--- START Source data ---

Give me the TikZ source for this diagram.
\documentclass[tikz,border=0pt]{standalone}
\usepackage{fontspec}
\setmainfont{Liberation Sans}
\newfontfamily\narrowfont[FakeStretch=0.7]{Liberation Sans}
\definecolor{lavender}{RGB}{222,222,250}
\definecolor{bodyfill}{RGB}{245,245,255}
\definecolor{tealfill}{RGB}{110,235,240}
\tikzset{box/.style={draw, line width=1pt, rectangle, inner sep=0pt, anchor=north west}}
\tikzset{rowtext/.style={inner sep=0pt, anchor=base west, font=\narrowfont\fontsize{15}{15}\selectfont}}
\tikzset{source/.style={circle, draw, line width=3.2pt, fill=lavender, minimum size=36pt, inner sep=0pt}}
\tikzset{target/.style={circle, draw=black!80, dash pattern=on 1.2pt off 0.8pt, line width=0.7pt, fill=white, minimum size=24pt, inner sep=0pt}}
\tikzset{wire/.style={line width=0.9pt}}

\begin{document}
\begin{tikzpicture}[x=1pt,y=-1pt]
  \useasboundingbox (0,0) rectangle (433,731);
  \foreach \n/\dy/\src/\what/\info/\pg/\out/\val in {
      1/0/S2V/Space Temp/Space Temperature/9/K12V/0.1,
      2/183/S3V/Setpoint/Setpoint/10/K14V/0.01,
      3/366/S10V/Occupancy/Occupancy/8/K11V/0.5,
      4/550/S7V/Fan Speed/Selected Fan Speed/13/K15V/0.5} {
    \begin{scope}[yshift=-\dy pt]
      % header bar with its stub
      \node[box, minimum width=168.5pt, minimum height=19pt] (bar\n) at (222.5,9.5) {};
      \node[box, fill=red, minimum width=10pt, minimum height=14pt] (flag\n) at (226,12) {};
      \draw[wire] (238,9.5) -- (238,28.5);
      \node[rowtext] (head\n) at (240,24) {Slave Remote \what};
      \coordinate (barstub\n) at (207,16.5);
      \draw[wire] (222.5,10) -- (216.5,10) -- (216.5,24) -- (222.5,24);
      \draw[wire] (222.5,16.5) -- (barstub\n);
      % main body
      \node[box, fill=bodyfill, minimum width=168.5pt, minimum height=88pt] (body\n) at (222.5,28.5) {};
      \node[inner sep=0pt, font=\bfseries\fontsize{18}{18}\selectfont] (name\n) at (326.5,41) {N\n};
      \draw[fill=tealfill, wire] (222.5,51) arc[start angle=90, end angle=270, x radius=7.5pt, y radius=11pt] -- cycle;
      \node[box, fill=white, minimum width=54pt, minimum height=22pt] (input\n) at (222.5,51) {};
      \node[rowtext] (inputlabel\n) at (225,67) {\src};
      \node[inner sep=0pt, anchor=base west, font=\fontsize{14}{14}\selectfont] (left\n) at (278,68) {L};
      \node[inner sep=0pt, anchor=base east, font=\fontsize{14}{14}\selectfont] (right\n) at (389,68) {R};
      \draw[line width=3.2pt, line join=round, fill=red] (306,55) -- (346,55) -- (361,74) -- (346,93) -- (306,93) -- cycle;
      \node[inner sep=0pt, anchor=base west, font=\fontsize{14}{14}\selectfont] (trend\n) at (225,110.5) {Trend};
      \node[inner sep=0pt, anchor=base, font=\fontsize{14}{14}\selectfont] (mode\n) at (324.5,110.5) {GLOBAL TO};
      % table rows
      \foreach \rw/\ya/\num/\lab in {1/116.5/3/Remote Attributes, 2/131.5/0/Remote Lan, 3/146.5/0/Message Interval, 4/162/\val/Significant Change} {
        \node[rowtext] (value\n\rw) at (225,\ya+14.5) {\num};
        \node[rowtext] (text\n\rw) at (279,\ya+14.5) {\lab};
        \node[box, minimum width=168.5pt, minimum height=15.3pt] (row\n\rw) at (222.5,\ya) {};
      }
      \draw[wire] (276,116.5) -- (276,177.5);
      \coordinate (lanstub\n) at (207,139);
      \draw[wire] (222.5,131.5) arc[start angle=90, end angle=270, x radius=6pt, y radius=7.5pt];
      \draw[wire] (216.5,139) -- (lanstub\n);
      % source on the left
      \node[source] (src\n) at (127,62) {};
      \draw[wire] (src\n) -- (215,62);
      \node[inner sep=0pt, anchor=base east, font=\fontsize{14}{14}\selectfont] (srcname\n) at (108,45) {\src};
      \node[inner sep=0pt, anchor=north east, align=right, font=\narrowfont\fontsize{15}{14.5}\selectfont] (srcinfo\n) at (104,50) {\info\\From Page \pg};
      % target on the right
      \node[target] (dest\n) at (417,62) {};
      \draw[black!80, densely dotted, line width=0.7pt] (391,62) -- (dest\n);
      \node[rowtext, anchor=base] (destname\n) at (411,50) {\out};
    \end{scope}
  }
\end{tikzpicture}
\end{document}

--- END Source data ---

**What you need to do**
Please reproduce each line exactly as written.

**Task result**
Give me the TikZ source for this diagram.
\documentclass[tikz,border=0pt]{standalone}
\usepackage{fontspec}
\setmainfont{Liberation Sans}
\newfontfamily\narrowfont[FakeStretch=0.7]{Liberation Sans}
\definecolor{lavender}{RGB}{222,222,250}
\definecolor{bodyfill}{RGB}{245,245,255}
\definecolor{tealfill}{RGB}{110,235,240}
\tikzset{box/.style={draw, line width=1pt, rectangle, inner sep=0pt, anchor=north west}}
\tikzset{rowtext/.style={inner sep=0pt, anchor=base west, font=\narrowfont\fontsize{15}{15}\selectfont}}
\tikzset{source/.style={circle, draw, line width=3.2pt, fill=lavender, minimum size=36pt, inner sep=0pt}}
\tikzset{target/.style={circle, draw=black!80, dash pattern=on 1.2pt off 0.8pt, line width=0.7pt, fill=white, minimum size=24pt, inner sep=0pt}}
\tikzset{wire/.style={line width=0.9pt}}

\begin{document}
\begin{tikzpicture}[x=1pt,y=-1pt]
  \useasboundingbox (0,0) rectangle (433,731);
  \foreach \n/\dy/\src/\what/\info/\pg/\out/\val in {
      1/0/S2V/Space Temp/Space Temperature/9/K12V/0.1,
      2/183/S3V/Setpoint/Setpoint/10/K14V/0.01,
      3/366/S10V/Occupancy/Occupancy/8/K11V/0.5,
      4/550/S7V/Fan Speed/Selected Fan Speed/13/K15V/0.5} {
    \begin{scope}[yshift=-\dy pt]
      % header bar with its stub
      \node[box, minimum width=168.5pt, minimum height=19pt] (bar\n) at (222.5,9.5) {};
      \node[box, fill=red, minimum width=10pt, minimum height=14pt] (flag\n) at (226,12) {};
      \draw[wire] (238,9.5) -- (238,28.5);
      \node[rowtext] (head\n) at (240,24) {Slave Remote \what};
      \coordinate (barstub\n) at (207,16.5);
      \draw[wire] (222.5,10) -- (216.5,10) -- (216.5,24) -- (222.5,24);
      \draw[wire] (222.5,16.5) -- (barstub\n);
      % main body
      \node[box, fill=bodyfill, minimum width=168.5pt, minimum height=88pt] (body\n) at (222.5,28.5) {};
      \node[inner sep=0pt, font=\bfseries\fontsize{18}{18}\selectfont] (name\n) at (326.5,41) {N\n};
      \draw[fill=tealfill, wire] (222.5,51) arc[start angle=90, end angle=270, x radius=7.5pt, y radius=11pt] -- cycle;
      \node[box, fill=white, minimum width=54pt, minimum height=22pt] (input\n) at (222.5,51) {};
      \node[rowtext] (inputlabel\n) at (225,67) {\src};
      \node[inner sep=0pt, anchor=base west, font=\fontsize{14}{14}\selectfont] (left\n) at (278,68) {L};
      \node[inner sep=0pt, anchor=base east, font=\fontsize{14}{14}\selectfont] (right\n) at (389,68) {R};
      \draw[line width=3.2pt, line join=round, fill=red] (306,55) -- (346,55) -- (361,74) -- (346,93) -- (306,93) -- cycle;
      \node[inner sep=0pt, anchor=base west, font=\fontsize{14}{14}\selectfont] (trend\n) at (225,110.5) {Trend};
      \node[inner sep=0pt, anchor=base, font=\fontsize{14}{14}\selectfont] (mode\n) at (324.5,110.5) {GLOBAL TO};
      % table rows
      \foreach \rw/\ya/\num/\lab in {1/116.5/3/Remote Attributes, 2/131.5/0/Remote Lan, 3/146.5/0/Message Interval, 4/162/\val/Significant Change} {
        \node[rowtext] (value\n\rw) at (225,\ya+14.5) {\num};
        \node[rowtext] (text\n\rw) at (279,\ya+14.5) {\lab};
        \node[box, minimum width=168.5pt, minimum height=15.3pt] (row\n\rw) at (222.5,\ya) {};
      }
      \draw[wire] (276,116.5) -- (276,177.5);
      \coordinate (lanstub\n) at (207,139);
      \draw[wire] (222.5,131.5) arc[start angle=90, end angle=270, x radius=6pt, y radius=7.5pt];
      \draw[wire] (216.5,139) -- (lanstub\n);
      % source on the left
      \node[source] (src\n) at (127,62) {};
      \draw[wire] (src\n) -- (215,62);
      \node[inner sep=0pt, anchor=base east, font=\fontsize{14}{14}\selectfont] (srcname\n) at (108,45) {\src};
      \node[inner sep=0pt, anchor=north east, align=right, font=\narrowfont\fontsize{15}{14.5}\selectfont] (srcinfo\n) at (104,50) {\info\\From Page \pg};
      % target on the right
      \node[target] (dest\n) at (417,62) {};
      \draw[black!80, densely dotted, line width=0.7pt] (391,62) -- (dest\n);
      \node[rowtext, anchor=base] (destname\n) at (411,50) {\out};
    \end{scope}
  }
\end{tikzpicture}
\end{document}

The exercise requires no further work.